The California Community Colleges Board of Governors questioned chancellor’s office staff on November 18 about how rapidly common course numbering and competency‑based education pilots can be rolled out and how the system will preserve transferability.
Board member Tom Epstein asked officials for a clearer sense of scale and timing, saying he was “curious, how many courses are being renumbered by January 2025,” and pressed for a plan to avoid delays once local colleges finish their revisions.
Chancellor Christian and Academic Senate leadership described a phased approach.

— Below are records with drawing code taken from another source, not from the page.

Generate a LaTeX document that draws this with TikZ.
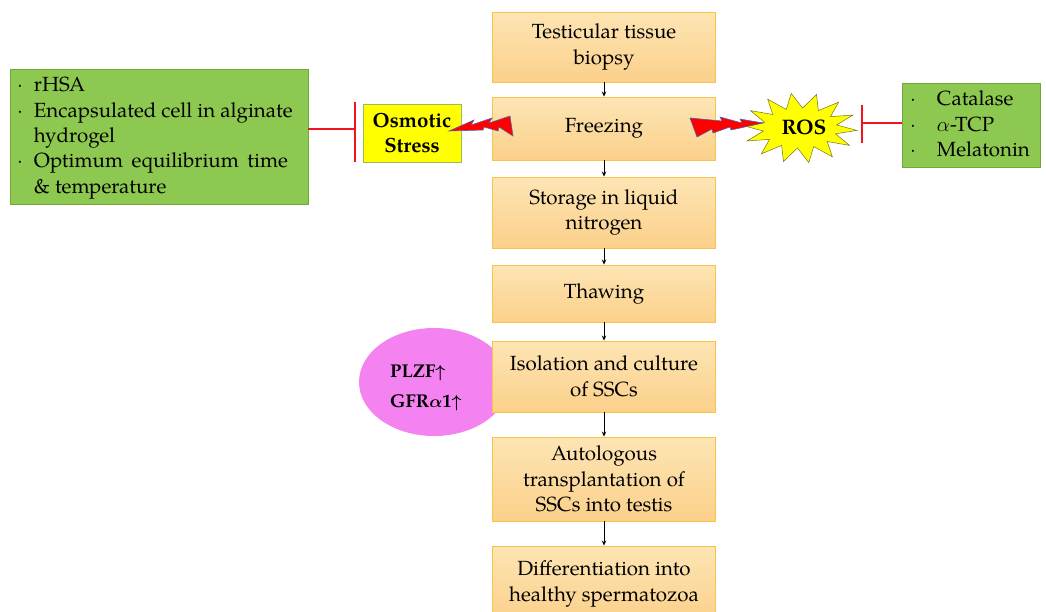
\documentclass[tikz,border=0pt]{standalone}
\usepackage{amsmath}
\usepackage{fontspec}
\setmainfont{TeX Gyre Pagella}
\usetikzlibrary{arrows.meta,shapes.geometric}
\definecolor{boxtop}{RGB}{253,229,180}
\definecolor{boxbot}{RGB}{251,208,138}
\definecolor{boxline}{RGB}{246,196,70}
\definecolor{grn}{RGB}{141,201,80}
\definecolor{grnline}{RGB}{112,168,60}
\definecolor{ylw}{RGB}{255,255,0}
\definecolor{ylwline}{RGB}{155,187,89}
\definecolor{pnk}{RGB}{244,130,240}
\definecolor{boltline}{RGB}{80,100,170}
\definecolor{inhred}{RGB}{240,20,30}
\begin{document}
\begin{tikzpicture}[x=1pt,y=-1pt,
  flow/.style={draw=boxline, line width=0.9pt, top color=boxtop, bottom color=boxbot,
    minimum width=223pt, align=center, inner sep=0pt, font=\fontsize{20.5}{25.5}\selectfont},
  greenbox/.style={draw=grnline, line width=0.7pt, fill=grn, inner sep=0pt},
  arr/.style={-{Stealth[length=5pt,width=4.5pt]}, line width=0.8pt, black},
  inhib/.style={color=inhred, line width=1.5pt},
  bolt/.style={fill=red, draw=boltline, line width=0.6pt},
  txt/.style={font=\fontsize{20.5}{25.3}\selectfont, inner sep=0pt}]
\useasboundingbox (0,0) rectangle (1046,611);
\fill[white] (0,0) rectangle (1046,611);

% pink ellipse (behind box 5)
\node[ellipse, fill=pnk, minimum width=150pt, minimum height=108pt, inner sep=0pt] (pink) at (434,382) {};

% main flow
\node[flow, minimum height=70pt] (b1) at (604,47) {Testicular tissue\\biopsy};
\node[flow, minimum height=63pt] (b2) at (604,128.5) {Freezing};
\node[flow, minimum height=71pt] (b3) at (604,212.5) {Storage in liquid\\nitrogen};
\node[flow, minimum height=57pt] (b4) at (604,293.5) {Thawing};
\node[flow, minimum height=71pt] (b5) at (604,376.5) {Isolation and culture\\of SSCs};
\node[flow, minimum height=84pt] (b6) at (604,479) {Autologous\\transplantation of\\SSCs into testis};
\node[flow, minimum height=76pt] (b7) at (604,584) {Differentiation into\\healthy spermatozoa};

\draw[arr] (b1.south) -- (b2.north);
\draw[arr] (b2.south) -- (b3.north);
\draw[arr] (b3.south) -- (b4.north);
\draw[arr] (b4.south) -- (b5.north);
\draw[arr] (b5.south) -- (b6.north);
\draw[arr] (b6.south) -- (b7.north);

% ellipse text
\node[anchor=west, align=left, inner sep=0pt, font=\fontsize{18.5}{30}\selectfont\bfseries] (pinktxt) at (390,388)
  {PLZF$\boldsymbol{\uparrow}$\\GFR$\boldsymbol{\alpha}$1$\boldsymbol{\uparrow}$};

% left green box
\node[greenbox, minimum width=298pt, minimum height=135pt] (gl) at (159,136.5) {};
\node[txt, anchor=north west, align=left] (gltxt) at (17,74) {%
  \begin{tabular}{@{}l@{\hspace{11pt}}l@{}}
  $\cdot$ & rHSA\\
  $\cdot$ & Encapsulated cell in alginate\\
          & hydrogel\\
  $\cdot$ & \makebox[254pt][s]{Optimum equilibrium time}\\
          & \& temperature
  \end{tabular}};

% right green box
\node[greenbox, minimum width=138pt, minimum height=84pt] (gr) at (971,125) {};
\node[txt, anchor=north west, align=left] (grtxt) at (910,88) {%
  \begin{tabular}{@{}l@{\hspace{21pt}}l@{}}
  $\cdot$ & Catalase\\
  $\cdot$ & $\alpha$-TCP\\
  $\cdot$ & Melatonin
  \end{tabular}};

% osmotic stress
\node[draw=ylwline, line width=0.8pt, fill=ylw, minimum width=98pt, minimum height=58pt,
  align=center, inner sep=0pt, font=\fontsize{20.5}{25}\selectfont\bfseries] (os) at (412,133) {Osmotic\\Stress};

% ROS star
\draw[fill=ylw, draw=olive!80!black, line width=0.5pt]
  plot[samples at={0,...,27}, variable=\k]
  ({800+ifthenelse(isodd(\k),37,57)*cos(\k*360/28+4)},
   {128+ifthenelse(isodd(\k),20,35)*sin(\k*360/28+4)}) -- cycle;
\node[txt, font=\fontsize{21}{25}\selectfont\bfseries] (ros) at (804,127) {ROS};

% lightning bolts
\draw[bolt] (449,131) -- (474,120) -- (471,125) -- (492,118) -- (489,123) -- (510,116)
  -- (513,136) -- (499,127) -- (498,131) -- (484,127) -- (483,130) -- cycle;
\draw[bolt] (763,123) -- (740,119) -- (742,123) -- (720,117) -- (722,121) -- (690,118)
  -- (697,137) -- (712,129) -- (713,133) -- (730,127) -- (731,130) -- cycle;

% inhibition lines
\coordinate (tl) at (355,129);
\coordinate (tr) at (862,123);
\draw[inhib] (gl.east |- tl) -- (tl);
\draw[inhib] (355,102) -- (355,162);
\draw[inhib] (gr.west |- tr) -- (tr);
\draw[inhib] (862,105) -- (862,143);
\end{tikzpicture}
\end{document}
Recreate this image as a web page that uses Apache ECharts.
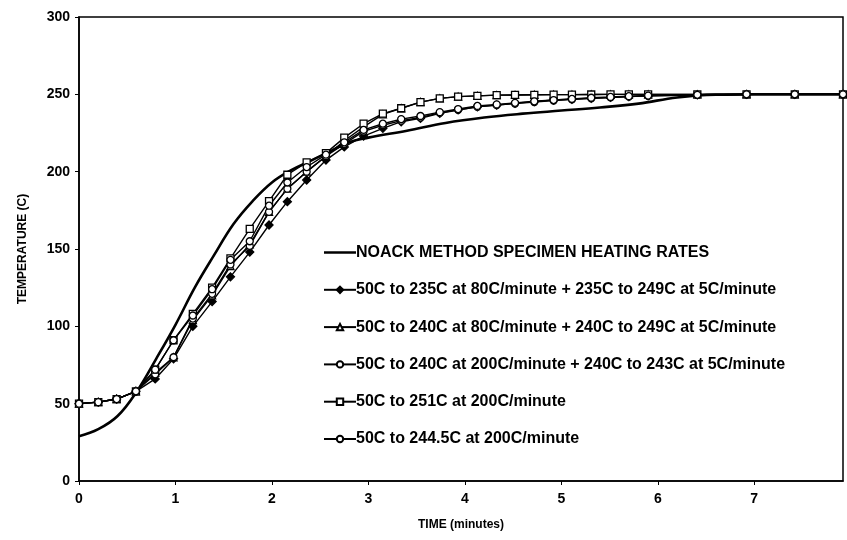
<!DOCTYPE html>
<html><head><meta charset="utf-8">
<script src="https://cdn.jsdelivr.net/npm/echarts@6/dist/echarts.min.js"></script>
<style>html,body{margin:0;padding:0;background:#fff}#c{width:847px;height:540px}</style>
</head><body><div id="c"></div>
<script>
// Marker times (minutes)
const times = [0,0.2,0.39,0.59,0.79,0.98,1.18,1.38,1.57,1.77,1.97,2.16,2.36,2.56,2.75,2.95,3.15,3.34,3.54,3.74,3.93,4.13,4.33,4.52,4.72,4.92,5.11,5.31,5.51,5.7,5.9,6.41,6.92,7.42,7.92];
// NOACK reference curve
const noackTimes = [0,0.2,0.4,0.6,0.8,1.0,1.2,1.4,1.6,1.8,2.0,2.2,2.4,2.6,2.8,3.0,3.4,3.8,4.2,4.6,5.0,5.4,5.8,6.2,6.6,7.0,7.5,7.92];
const noackVals  = [29,33.5,42,58,79,101,125,146,166,181,193,201,207,213,219,222,226.5,231.5,235,237.5,239.5,241.5,244,248,249.8,250,250,250];
// Heating profiles
const diamondVals = [50,51,53,58,66,79,100,116,132,148,165.5,180.6,194.6,207.5,216,223,228,232.3,234.5,237.7,239.9,242,243,244.2,245.3,246.3,246.8,247.4,248,248.5,249,249.6,250,250,250];
const triangleVals = [50,51,53,58,70,80,104,120,139,153,174,189,200,210,220,229,237,241,245,247.4,248.5,249,249.5,249.6,249.7,249.8,249.8,249.9,250,250,250,250,250,250,250];
const circle243Vals = [50,51,53,58,69,80,105,121,140,152,174,189,200,210,218,226,230,233,235,238,240,242,243,244,245,246,246.8,247.5,248,248.5,249,249.6,250,250,250];
const squareVals = [50,51,53,58,72,91,108,125,144,163,181,198,206,212,222,231,237.5,241,245,247.4,248.5,249,249.5,249.6,249.7,249.8,249.8,249.9,250,250,250,250,250,250,250];
const circle2445Vals = [50,51,53,58,72,91,107,124,143,155,178,193,203,211,219,227,231,234,236,238.5,240.5,242.5,243.5,244.5,245.5,246.3,247,247.8,248.3,248.8,249.2,249.7,250,250,250];
const names = [
  'NOACK METHOD SPECIMEN HEATING RATES',
  '50C to 235C at 80C/minute + 235C to 249C at 5C/minute',
  '50C to 240C at 80C/minute + 240C to 249C at 5C/minute',
  '50C to 240C at 200C/minute + 240C to 243C at 5C/minute',
  '50C to 251C at 200C/minute',
  '50C to 244.5C at 200C/minute'
];
const xTicks = [0,1,2,3,4,5,6,7];

const pair = (xs, ys) => xs.map((x, i) => [x, ys[i]]);
const F = 'Liberation Sans, Arial, sans-serif';

function markerSeries(name, vals, symbol, filled, size) {
  return {
    name, type: 'line', data: pair(times, vals),
    symbol, symbolSize: size, showSymbol: true,
    lineStyle: { color: '#000', width: 1.4 },
    itemStyle: { color: filled ? '#000' : '#fff', borderColor: '#000', borderWidth: 1.3 },
    z: 3
  };
}

const legendData = names.map((n, i) => i === 0
  ? { name: n, icon: 'path://M0,0 L32,0 L32,2.5 L0,2.5 Z' }
  : { name: n });

const chart = echarts.init(document.getElementById('c'), null, { renderer: 'canvas' });
chart.setOption({
  animation: false,
  backgroundColor: '#fff',
  grid: { left: 79, right: 4, top: 17, bottom: 59, show: true, borderColor: '#000', borderWidth: 1.5, backgroundColor: 'transparent' },
  legend: {
    orient: 'vertical', left: 318, top: 239.5, itemGap: 21.3, itemWidth: 32, itemHeight: 8,
    data: legendData,
    textStyle: { fontFamily: F, fontWeight: 'bold', fontSize: 16, lineHeight: 16, color: '#000', padding: [0,0,0,-5] }
  },
  xAxis: {
    type: 'value', min: 0, max: 7.92, interval: 1,
    name: 'TIME (minutes)', nameLocation: 'middle', nameGap: 38,
    nameTextStyle: { fontFamily: F, fontWeight: 'bold', fontSize: 12, color: '#000' },
    axisLine: { show: true, lineStyle: { color: '#000', width: 1.5 } },
    axisTick: { show: true, inside: false, length: 4, lineStyle: { color: '#000' } },
    splitLine: { show: false },
    axisLabel: { fontFamily: F, fontWeight: 'bold', fontSize: 14, color: '#000', margin: 11, showMaxLabel: false,
      formatter: v => xTicks.includes(v) ? String(v) : '' }
  },
  yAxis: {
    type: 'value', min: 0, max: 300, interval: 50,
    name: 'TEMPERATURE (C)', nameLocation: 'middle', nameGap: 50, nameRotate: 90,
    nameTextStyle: { fontFamily: F, fontWeight: 'bold', fontSize: 12, color: '#000' },
    axisLine: { show: true, lineStyle: { color: '#000', width: 1.5 } },
    axisTick: { show: true, inside: false, length: 4, lineStyle: { color: '#000' } },
    splitLine: { show: false },
    axisLabel: { fontFamily: F, fontWeight: 'bold', fontSize: 14, color: '#000', margin: 9 }
  },
  series: [
    { name: names[0], type: 'line', data: pair(noackTimes, noackVals), smooth: 0.4, symbol: 'none',
      lineStyle: { color: '#000', width: 2.6 }, itemStyle: { color: '#000' }, z: 2 },
    markerSeries(names[1], diamondVals, 'diamond', true, 8),
    markerSeries(names[2], triangleVals, 'triangle', false, 7),
    markerSeries(names[3], circle243Vals, 'circle', false, 7),
    markerSeries(names[4], squareVals, 'rect', false, 7),
    markerSeries(names[5], circle2445Vals, 'circle', false, 7)
  ]
});
</script></body></html>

Academic Senate President Cheryl Aschenbach said the initiative includes testing templates and seeking system‑level articulation so that “when any of our colleges then revise their local course outlines to align with that template, which has intentional identical language in it, [it] will support articulation on the system level rather than the individual college level.” She told the board that UC and CSU reviews are not yet fully aligned with the templates, and that intersegmental conversations must continue.
Staff described an early contract with UC Berkeley to pilot use of AI tools to analyze curriculum patterns and accelerate articulation reviews. Chancellor Christian said the AI work is “still in its infancy” but could help identify relationships between existing courses and university requirements.

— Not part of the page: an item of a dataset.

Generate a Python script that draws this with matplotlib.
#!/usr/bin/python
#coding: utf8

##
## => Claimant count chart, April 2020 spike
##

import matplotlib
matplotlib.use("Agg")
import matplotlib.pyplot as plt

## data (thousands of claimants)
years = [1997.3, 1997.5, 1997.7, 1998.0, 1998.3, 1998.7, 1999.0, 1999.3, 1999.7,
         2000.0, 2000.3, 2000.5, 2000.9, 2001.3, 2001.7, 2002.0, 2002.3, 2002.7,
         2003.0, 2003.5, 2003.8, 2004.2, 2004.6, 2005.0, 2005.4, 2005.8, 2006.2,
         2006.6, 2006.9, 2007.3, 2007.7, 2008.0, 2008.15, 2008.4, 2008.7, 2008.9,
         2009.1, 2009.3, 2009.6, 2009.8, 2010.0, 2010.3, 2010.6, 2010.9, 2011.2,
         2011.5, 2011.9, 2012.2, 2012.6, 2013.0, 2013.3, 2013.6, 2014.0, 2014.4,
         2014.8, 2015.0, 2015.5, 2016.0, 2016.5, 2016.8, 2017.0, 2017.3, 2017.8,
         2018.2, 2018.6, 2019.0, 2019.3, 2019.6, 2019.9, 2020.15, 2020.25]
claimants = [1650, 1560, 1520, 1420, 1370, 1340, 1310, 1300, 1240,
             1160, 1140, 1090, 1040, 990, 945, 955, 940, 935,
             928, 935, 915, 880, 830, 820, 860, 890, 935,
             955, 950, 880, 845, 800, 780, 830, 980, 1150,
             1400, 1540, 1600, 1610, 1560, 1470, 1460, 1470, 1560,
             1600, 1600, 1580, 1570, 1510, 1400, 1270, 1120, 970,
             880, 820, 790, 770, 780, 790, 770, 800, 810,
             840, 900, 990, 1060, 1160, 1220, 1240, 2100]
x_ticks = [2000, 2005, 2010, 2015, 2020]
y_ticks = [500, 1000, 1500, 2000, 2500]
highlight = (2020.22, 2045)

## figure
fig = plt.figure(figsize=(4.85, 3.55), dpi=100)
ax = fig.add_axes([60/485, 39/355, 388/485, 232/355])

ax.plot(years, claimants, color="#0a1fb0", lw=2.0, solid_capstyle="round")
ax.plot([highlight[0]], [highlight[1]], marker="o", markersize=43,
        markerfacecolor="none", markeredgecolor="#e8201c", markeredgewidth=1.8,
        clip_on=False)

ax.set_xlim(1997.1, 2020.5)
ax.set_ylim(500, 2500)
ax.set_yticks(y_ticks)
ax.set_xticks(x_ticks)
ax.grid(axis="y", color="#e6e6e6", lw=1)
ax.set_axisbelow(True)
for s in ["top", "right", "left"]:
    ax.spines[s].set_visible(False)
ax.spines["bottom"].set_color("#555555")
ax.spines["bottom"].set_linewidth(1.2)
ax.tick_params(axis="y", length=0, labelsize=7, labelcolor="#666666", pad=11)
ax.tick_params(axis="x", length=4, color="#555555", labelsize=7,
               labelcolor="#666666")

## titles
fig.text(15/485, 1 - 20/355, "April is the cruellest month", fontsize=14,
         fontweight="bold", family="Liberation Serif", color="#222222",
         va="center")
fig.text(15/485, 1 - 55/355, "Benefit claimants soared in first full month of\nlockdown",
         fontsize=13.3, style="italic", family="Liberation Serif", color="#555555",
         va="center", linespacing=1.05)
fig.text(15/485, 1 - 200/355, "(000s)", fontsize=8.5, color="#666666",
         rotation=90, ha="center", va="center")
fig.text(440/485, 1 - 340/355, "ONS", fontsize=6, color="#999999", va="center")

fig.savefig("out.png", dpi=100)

Board members voiced urgency about speed and student impact. Several members urged the chancellor’s office to prioritize the work and to use advocacy and technology to persuade UC and CSU partners to speed their reviews, noting that delays in articulation can stall students’ transfer paths.
The discussion occurred during an action item on contracts and grants; board members asked staff to return with additional implementation details in subsequent reports so trustees can judge whether timelines and resources are sufficient.
Next steps: staff said phase‑one templates are due from participating colleges this fall and that they will continue to convene articulation partners and the Academic Senate to pursue system‑level reviews and to test AI assistance in the process.